For a story last week on the rise of class-action lawsuits against farm labor contractors, the Weekly spoke to Guadalupe Sandoval, director of the California Farm Labor Contractor Association in Sacramento. Here's what he had to say about the court decisions that are changing the legal playing field for piece-rate work, and where the industry is headed.
Weekly: I’ve heard farm labor contractors liken these lawsuits to questionable abuses of Americans with Disabilities Act lawsuits by plaintiffs’ attorneys. Is there a similarity?
Sandoval: It reminds me of these lawsuits I’m seeing up and down the [San Joaquin] Valley here, by one or two people who are handicapped, and they go up and down the valley seeing if restaurants don’t have handicapped bathrooms. They filed lawsuits against every little mom and pop restaurant, facility and gas station in the region.
Companies do their best to comply. There are a variety of reasons there are little errors made.
Two recent court decisions—Bluford v. Safeway and Gonzalez v. Downtown LA Motors—change the way non-productive time is measured and compensated. What does it mean for farmworkers and labor contractors?
Neither of these cases were in ag, but they talk about when you’re doing work you’re not paid for—the off time when [truck drivers and auto mechanics, respectively] are sitting and waiting, just killing time, traveling from one job to the next, or stretching. You’re not really producing, but you’re on the job.
One thing is, they didn’t really specify the payment rate. They just said, if they’re on the job, make sure they get paid.
How did piece-rate agricultural work square with minimum wage payments before these decisions were handed down?
The concept was, as long as the work you’re providing more than minimum wage [on average for the entire workday], then you have complied.
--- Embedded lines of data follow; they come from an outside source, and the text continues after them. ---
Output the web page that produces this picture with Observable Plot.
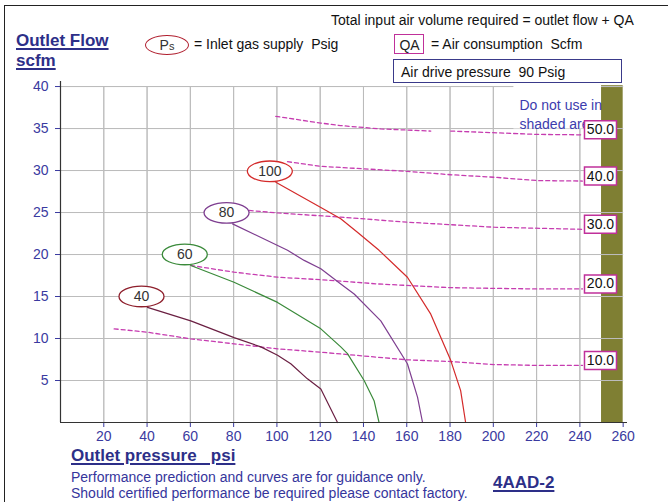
<!DOCTYPE html>
<html><head><meta charset="utf-8">
<script src="https://cdn.jsdelivr.net/npm/d3@7"></script>
<script src="https://cdn.jsdelivr.net/npm/@observablehq/plot@0.6"></script>
<style>
body{margin:0;background:#fff;font-family:"Liberation Sans",Arial,sans-serif;}
#wrap{position:relative;width:668px;height:502px;overflow:hidden;background:#fff}
.abs{position:absolute;white-space:nowrap;line-height:1}
.t14{font-size:14px;color:#111}
.nav{color:#35359c}
.bold{font-weight:bold;font-size:17px;color:#2d2f88;text-decoration:underline;text-decoration-thickness:1.5px;text-underline-offset:2px}
</style></head><body>
<div id="wrap">
  <div id="chart" class="abs" style="left:0;top:0"></div>
  <div class="abs" style="left:4px;top:5px;width:664px;height:0;border-top:1.5px solid #222"></div>
  <div class="abs" style="left:4px;top:5px;width:0;height:497px;border-left:1.5px solid #222"></div>

  <div class="abs t14" style="left:331px;top:12.6px">Total input air volume required = outlet flow + QA</div>
  <div class="abs bold" style="left:16px;top:31.5px">Outlet Flow</div>
  <div class="abs bold" style="left:16px;top:52.2px">scfm</div>

  <div class="abs" style="left:145px;top:35px;width:42px;height:18px;border:1.3px solid #b01e2e;border-radius:50%;"></div>
  <div class="abs t14" style="left:145px;top:38px;width:44px;text-align:center;color:#333">P<span style="font-size:11px">s</span></div>
  <div class="abs t14" style="left:194px;top:37px">= Inlet gas supply&nbsp; Psig</div>

  <div class="abs" style="left:394px;top:34px;width:28px;height:18px;border:1.3px solid #c0309a"></div>
  <div class="abs t14" style="left:394px;top:38px;width:31px;text-align:center;color:#222">QA</div>
  <div class="abs t14" style="left:431px;top:36.5px">= Air consumption&nbsp; Scfm</div>

  <div class="abs" style="left:393px;top:59px;width:227px;height:22px;border:1.3px solid #3a3a8a"></div>
  <div class="abs t14" style="left:401px;top:65px">Air drive pressure&nbsp; 90 Psig</div>

  <div class="abs bold" style="left:71px;top:446.5px">Outlet pressure&nbsp;&nbsp; psi</div>
  <div class="abs t14 nav" style="left:71px;top:470px">Performance prediction and curves are for guidance only.</div>
  <div class="abs t14 nav" style="left:71px;top:485.5px">Should certified performance be required please contact factory.</div>
  <div class="abs bold" style="left:493px;top:473.5px">4AAD-2</div>
</div>
<script>
// ---- axis ticks ----
const xTicks = [20, 40, 60, 80, 100, 120, 140, 160, 180, 200, 220, 240, 260];
const yTicks = [5, 10, 15, 20, 25, 30, 35, 40];
const xGrid = [20, 40, 60, 80, 100, 120, 140, 160, 180, 200, 220, 240];

// ---- shaded (do not use) region, outlet pressure psi ----
const shadedFrom = 250;
const shadedTo = 260;

// ---- Ps curves: inlet gas supply (psig); outlet pressure (psi) vs outlet flow (scfm) ----
const psLevels = [40, 60, 80, 100];
const ps40Pressure = [40.2, 60.2, 80.2, 92.6, 100.3, 106.4, 114.1, 120.3, 128.0];
const ps40Flow     = [13.7, 12.1, 10.1, 9.0, 8.0, 7.0, 5.2, 4.0, 0.0];
const ps60Pressure = [60.2, 80.2, 100.3, 120.3, 129.5, 132.6, 140.3, 144.9, 147.2];
const ps60Flow     = [18.7, 16.7, 14.3, 11.15, 9.0, 8.2, 5.0, 2.6, 0.0];
const ps80Pressure = [79.5, 104.9, 112.6, 120.3, 129.5, 135.7, 148.0, 160.3, 165.0, 167.3];
const ps80Flow     = [23.65, 20.5, 19.3, 18.3, 16.5, 15.3, 12.1, 7.0, 3.0, 0.0];
const ps100Pressure = [99.5, 120.3, 129.5, 137.2, 147.2, 160.3, 171.1, 180.3, 184.9, 187.2];
const ps100Flow     = [28.6, 25.6, 24.25, 22.65, 20.5, 17.3, 12.9, 7.4, 3.8, 0.0];

// ---- QA lines: air consumption (scfm) ----
const qaLevels = ["10.0", "20.0", "30.0", "40.0", "50.0"];
const qa10Pressure = [24.8, 40.2, 60.2, 80.2, 100.3, 120.3, 160.3, 180.3, 200.4, 220.4, 241.2];
const qa10Flow     = [11.15, 10.75, 9.96, 9.37, 8.77, 8.37, 7.46, 7.26, 6.9, 6.8, 6.8];
const qa20Pressure = [60.2, 80.2, 100.3, 120.3, 146.5, 180.3, 220.4, 241.2];
const qa20Flow     = [18.7, 17.9, 17.3, 17.0, 16.5, 16.05, 15.9, 15.9];
const qa30Pressure = [87.2, 100.3, 129.5, 160.3, 200.4, 241.2];
const qa30Flow     = [25.25, 24.95, 24.45, 23.85, 23.25, 23.0];
const qa40Pressure = [104.9, 120.3, 140.3, 160.3, 180.3, 200.4, 220.4, 241.2];
const qa40Flow     = [31.05, 30.5, 30.2, 29.9, 29.5, 29.2, 28.8, 28.75];
const qa50Pressure = [99.5, 120.3, 129.5, 148.0, 171.1, 175.0, 180.3, 220.4, 241.2];
const qa50Flow     = [36.45, 35.65, 35.35, 34.95, 34.7, NaN, 34.7, 34.3, 34.25];

// ---- styles ----
const psLineColor = {40: "#6a1f42", 60: "#3a8a3a", 80: "#7e3e90", 100: "#d42a2a"};
const psRingColor = {40: "#8e1f2c", 60: "#3a8a3a", 80: "#7e3e90", 100: "#d42a2a"};
const qaColor = "#c63cb0";
const gridColor = "rgb(188,188,188)";

const zip = (xs, ys, key) => xs.map((x, i) => ({x, y: ys[i], key}));
const psSeries = [
  zip(ps40Pressure, ps40Flow, 40),
  zip(ps60Pressure, ps60Flow, 60),
  zip(ps80Pressure, ps80Flow, 80),
  zip(ps100Pressure, ps100Flow, 100)
];
const qaSeries = [
  zip(qa10Pressure, qa10Flow, qaLevels[0]),
  zip(qa20Pressure, qa20Flow, qaLevels[1]),
  zip(qa30Pressure, qa30Flow, qaLevels[2]),
  zip(qa40Pressure, qa40Flow, qaLevels[3]),
  zip(qa50Pressure, qa50Flow, qaLevels[4])
];
const psStarts = psSeries.map(s => s[0]);
const qaEnds = qaSeries.map(s => s[s.length - 1]);

// grid & region tables built from the arrays above
const yTop = yTicks[yTicks.length - 1];
const vGrid = xGrid.map(x => ({x1: x, x2: x, y1: 0, y2: yTop}));
const hGrid = yTicks.map(y => ({x1: 0, x2: shadedTo, y1: y, y2: y}));
const shaded = [{x1: shadedFrom, x2: shadedTo, y1: 0, y2: 40.1}];
const noteBox = [{x1: 209.5, x2: shadedFrom, y1: 34.95, y2: 40.1}];

// custom symbols
const K = 0.5523;
const ellipseSymbol = {draw(ctx) {
  const rx = 22.5, ry = 10.3;
  ctx.moveTo(rx, 0);
  ctx.bezierCurveTo(rx, ry * K, rx * K, ry, 0, ry);
  ctx.bezierCurveTo(-rx * K, ry, -rx, ry * K, -rx, 0);
  ctx.bezierCurveTo(-rx, -ry * K, -rx * K, -ry, 0, -ry);
  ctx.bezierCurveTo(rx * K, -ry, rx, -ry * K, rx, 0);
  ctx.closePath();
}};
const boxSymbol = {draw(ctx) {
  const w = 16, h = 9;
  ctx.moveTo(-w, -h); ctx.lineTo(w, -h); ctx.lineTo(w, h); ctx.lineTo(-w, h); ctx.closePath();
}};

const gridOpts = {x1: "x1", x2: "x2", y1: "y1", y2: "y2", stroke: gridColor, strokeWidth: 1, strokeOpacity: 1};
const marks = [
  Plot.rect(shaded, {x1: "x1", x2: "x2", y1: "y1", y2: "y2", fill: "#7f7f33"}),
  Plot.link(vGrid, gridOpts),
  Plot.link(hGrid, gridOpts),
  Plot.ruleX(vGrid, {x: "x1", y1: "y1", y2: "y2", stroke: gridColor, strokeWidth: 1}),
  Plot.ruleY(hGrid, {y: "y1", x1: "x1", x2: "x2", stroke: gridColor, strokeWidth: 1}),
  ...qaSeries.map(s => Plot.line(s, {x: "x", y: "y", stroke: qaColor, strokeWidth: 1.3, strokeDasharray: "4,3"})),
  ...psSeries.map(s => Plot.line(s, {x: "x", y: "y", stroke: psLineColor[s[0].key], strokeWidth: 1.2})),
  Plot.rect(noteBox, {x1: "x1", x2: "x2", y1: "y1", y2: "y2", fill: "white"}),
  Plot.text(["Do not use in\nshaded area"], {frameAnchor: "top-right", textAnchor: "start", lineAnchor: "top",
    dx: -108, dy: 16, lineHeight: 1.3, fill: "#3c3cae", fontSize: 14}),
  Plot.ruleX([0], {y1: 0, y2: 40.6, stroke: "#333", strokeWidth: 1.2}),
  Plot.ruleY([0], {x1: 0, x2: 262, stroke: "#333", strokeWidth: 1.2}),
  ...psStarts.map(p => Plot.dot([p], {x: "x", y: "y", dx: -6, dy: -11, symbol: ellipseSymbol, fill: "white",
    stroke: psRingColor[p.key], strokeWidth: 1.3})),
  Plot.text(psStarts, {x: "x", y: "y", dx: -6, dy: -11, text: d => String(d.key), fill: "#333", fontSize: 14}),
  Plot.dot(qaEnds, {x: "x", y: "y", dx: 18, dy: -5, symbol: boxSymbol, fill: "white", stroke: "#c0309a", strokeWidth: 1.5}),
  Plot.text(qaEnds, {x: "x", y: "y", dx: 18, dy: -5, text: "key", fill: "#111", fontSize: 14})
];

const chart = Plot.plot({
  width: 668, height: 502,
  marginLeft: 60, marginRight: 41, marginTop: 81, marginBottom: 80,
  style: {background: "transparent", fontFamily: "'Liberation Sans', Arial, sans-serif", fontSize: "14px", color: "#3a3aa0", overflow: "visible"},
  x: {domain: [0, 262], ticks: xTicks, tickSize: 5, tickPadding: 4, tickFormat: d => String(d), label: null},
  y: {domain: [0, 40.6], ticks: yTicks, tickSize: 5, tickPadding: 7, tickFormat: d => String(d), label: null},
  marks
});
document.getElementById("chart").appendChild(chart);
</script>
</body></html>
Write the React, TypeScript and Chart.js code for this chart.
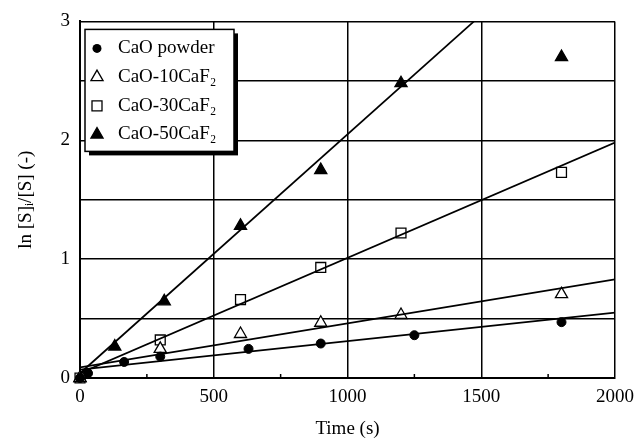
import React, { useEffect, useRef } from "react";
import { Chart, registerables } from "chart.js";

Chart.register(...registerables);

// ---- data ----
const seriesNames = ["CaO powder", "CaO-10CaF₂", "CaO-30CaF₂", "CaO-50CaF₂"];

const caoT = [0, 30, 165, 300, 630, 900, 1250, 1800];
const caoV = [0.0, 0.04, 0.135, 0.18, 0.245, 0.29, 0.36, 0.47];

const f10T = [0, 300, 600, 900, 1200, 1800];
const f10V = [0.0, 0.245, 0.37, 0.465, 0.53, 0.705];

const f30T = [0, 300, 600, 900, 1200, 1800];
const f30V = [0.0, 0.32, 0.66, 0.93, 1.22, 1.73];

const f50T = [0, 130, 315, 600, 900, 1200, 1800];
const f50V = [0.0, 0.265, 0.645, 1.28, 1.75, 2.48, 2.7];

// fitted regression lines (start, end)
const fitT = [0, 2000];
const fitCaO = [0.07, 0.55];
const fit10 = [0.09, 0.83];
const fit30 = [0.04, 1.98];
const fit50 = [0.04, 4.06];

const xTicks = [0, 500, 1000, 1500, 2000];
const xMinorTicks = [250, 750, 1250, 1750];
const yTickLabels = [0, 1, 2, 3];

const FONT = "'Liberation Serif', 'Times New Roman', serif";

const pts = (t: number[], v: number[]) => t.map((x, i) => ({ x, y: v[i] }));

type MarkerKind = "circle" | "triOpen" | "rectOpen" | "triFilled";
const markerKinds: MarkerKind[] = ["circle", "triOpen", "rectOpen", "triFilled"];

function drawMarker(ctx: CanvasRenderingContext2D, kind: MarkerKind, x: number, y: number) {
  ctx.save();
  ctx.lineWidth = 1.3;
  ctx.strokeStyle = "#000";
  ctx.beginPath();
  if (kind === "circle") {
    ctx.arc(x, y, 4.5, 0, Math.PI * 2);
    ctx.fillStyle = "#000";
    ctx.fill();
  } else if (kind === "rectOpen") {
    ctx.rect(x - 5, y - 5, 10, 10);
    ctx.fillStyle = "#fff";
    ctx.fill();
    ctx.stroke();
  } else {
    const r = 7;
    ctx.moveTo(x, y - r);
    ctx.lineTo(x + r * 0.866, y + r * 0.5);
    ctx.lineTo(x - r * 0.866, y + r * 0.5);
    ctx.closePath();
    ctx.fillStyle = kind === "triFilled" ? "#000" : "#fff";
    ctx.fill();
    ctx.stroke();
  }
  ctx.restore();
}

const extrasPlugin = {
  id: "extras",
  afterDatasetsDraw(chart: any) {
    const { ctx, chartArea, scales } = chart;
    // minor ticks on x axis (inward)
    ctx.save();
    ctx.strokeStyle = "#000";
    ctx.lineWidth = 1.5;
    xMinorTicks.forEach((t) => {
      const px = scales.x.getPixelForValue(t);
      ctx.beginPath();
      ctx.moveTo(px, chartArea.bottom);
      ctx.lineTo(px, chartArea.bottom - 4);
      ctx.stroke();
    });
    ctx.restore();

    // legend box
    const bx = chartArea.left + 5;
    const by = chartArea.top + 8;
    const bw = 149;
    const bh = 122;
    ctx.save();
    ctx.fillStyle = "#000";
    ctx.fillRect(bx + 4, by + 4, bw, bh);
    ctx.fillStyle = "#fff";
    ctx.fillRect(bx, by, bw, bh);
    ctx.strokeStyle = "#000";
    ctx.lineWidth = 1.5;
    ctx.strokeRect(bx, by, bw, bh);
    ctx.font = `19px ${FONT}`;
    ctx.fillStyle = "#000";
    ctx.textBaseline = "middle";
    ctx.textAlign = "left";
    seriesNames.forEach((name, i) => {
      const yy = by + 19 + i * 28.7;
      drawMarker(ctx, markerKinds[i], bx + 12, yy);
      ctx.fillText(name, bx + 33, yy);
    });
    ctx.restore();
  },
};

export default function App() {
  const ref = useRef<HTMLCanvasElement | null>(null);

  useEffect(() => {
    if (!ref.current) return;
    Chart.defaults.font.family = FONT;
    Chart.defaults.color = "#000";

    const lineDs = (v: number[]) => ({
      type: "line" as const,
      data: pts(fitT, v),
      borderColor: "#000",
      borderWidth: 1.7,
      pointRadius: 0,
      fill: false,
      tension: 0,
    });

    const chart = new Chart(ref.current, {
      type: "scatter",
      data: {
        datasets: [
          lineDs(fitCaO),
          lineDs(fit10),
          lineDs(fit30),
          lineDs(fit50),
          {
            label: seriesNames[0],
            data: pts(caoT, caoV),
            pointStyle: "circle",
            pointRadius: 4.5,
            backgroundColor: "#000",
            borderColor: "#000",
            borderWidth: 1,
            clip: false,
          } as any,
          {
            label: seriesNames[1],
            data: pts(f10T, f10V),
            pointStyle: "triangle",
            pointRadius: 7,
            backgroundColor: "#fff",
            borderColor: "#000",
            borderWidth: 1.3,
            clip: false,
          } as any,
          {
            label: seriesNames[2],
            data: pts(f30T, f30V),
            pointStyle: "rect",
            pointRadius: 7,
            backgroundColor: "#fff",
            borderColor: "#000",
            borderWidth: 1.3,
            clip: false,
          } as any,
          {
            label: seriesNames[3],
            data: pts(f50T, f50V),
            pointStyle: "triangle",
            pointRadius: 7,
            backgroundColor: "#000",
            borderColor: "#000",
            borderWidth: 1.3,
            clip: false,
          } as any,
        ],
      },
      options: {
        responsive: false,
        animation: false,
        events: [],
        layout: { padding: { top: 15, right: 29, left: 0, bottom: 0 } },
        plugins: {
          legend: { display: false },
          tooltip: { enabled: false },
        },
        scales: {
          x: {
            type: "linear",
            min: 0,
            max: 2000,
            afterFit: (s: any) => {
              s.height = 61;
            },
            afterBuildTicks: (s: any) => {
              s.ticks = xTicks.map((v) => ({ value: v }));
            },
            ticks: {
              font: { size: 19, family: FONT },
              color: "#000",
              padding: 8,
              maxRotation: 0,
              callback: (v: any) => String(v),
            },
            grid: { color: "#000", lineWidth: 1.5, drawTicks: false },
            border: { color: "#000", width: 2 },
            title: {
              display: true,
              text: "Time (s)",
              font: { size: 19, family: FONT, lineHeight: 1 },
              color: "#000",
              padding: { top: 0, bottom: 0 },
            },
          },
          y: {
            type: "linear",
            min: 0,
            max: 3,
            afterFit: (s: any) => {
              s.width = 80;
            },
            ticks: {
              stepSize: 0.5,
              font: { size: 19, family: FONT },
              color: "#000",
              padding: 10,
              callback: (v: any) => (yTickLabels.includes(Number(v)) ? String(v) : ""),
            },
            grid: { color: "#000", lineWidth: 1.5, drawTicks: false },
            border: { color: "#000", width: 2 },
            title: {
              display: true,
              text: "ln [S]ᵢ/[S] (-)",
              font: { size: 19, family: FONT, lineHeight: 1.2 },
              color: "#000",
              padding: { top: 14.5, bottom: 0 },
            },
          },
        },
      },
      plugins: [extrasPlugin],
    } as any);

    return () => chart.destroy();
  }, []);

  return (
    <div style={{ position: "fixed", left: 0, top: 0, width: 644, height: 439, background: "#fff" }}>
      <canvas ref={ref} width={644} height={439} style={{ width: 644, height: 439 }} />
    </div>
  );
}
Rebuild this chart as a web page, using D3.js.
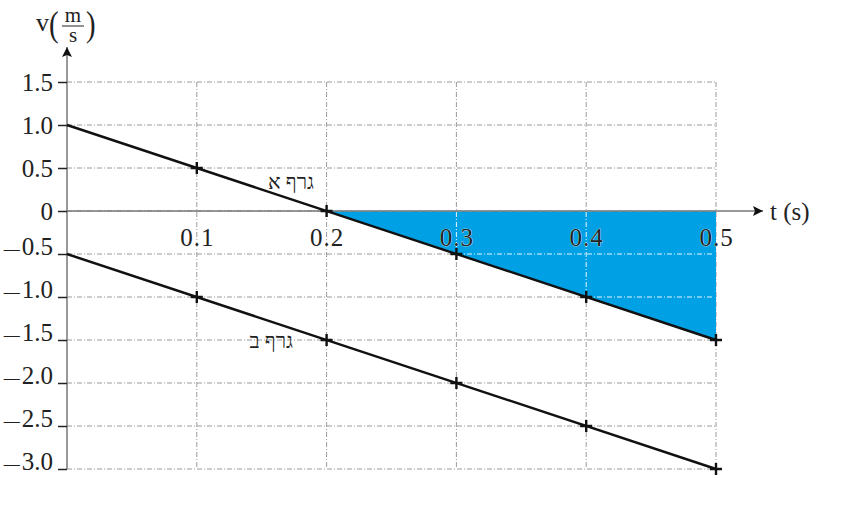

These legal decisions have told us, let’s make sure you also pay the workers not just when they’re producing, but for the 10 minutes when you ask them to start the day with exercise, so they don’t have an injury, or that 5-minute tailgate meeting you hold to remind them of heat and safety.
The concern is, are you not only making sure they make their wages for the day, but that every minute of the day they’re on the job is being compensated? Some people are taking that to an extreme, which makes it almost impossible to comply with the law.
How can farm labor contractors track the harvest time and non-productive time separately?
It’d be impossible. I don’t know a viable way to track every minute of every day for every worker. I don’t know where it ends. I’m not even sure where it starts.
I've heard contractors say that to address this, the industry will transition from piece-rate to hourly pay. Do you think that will happen?
That’s the phenomenon we’re starting to see, just to avoid the slew of wage claims that are coming in.
The most common option to avoid these types of claims is one that will reduce the liability for employers, but probably also reduce the wages for workers, which is a straight hourly rate, plus a production bonus.
Some workers will see their wages decline. Some workers will do fine under it. Workers want to make their good money. The way you make your money is not by dawdling around in the bathrooms or stretching.
Slow workers are gonna do great, because they’re going to get the basic minimum wage, regardless of how slow they are. Really fast people probably aren’t going to make as much.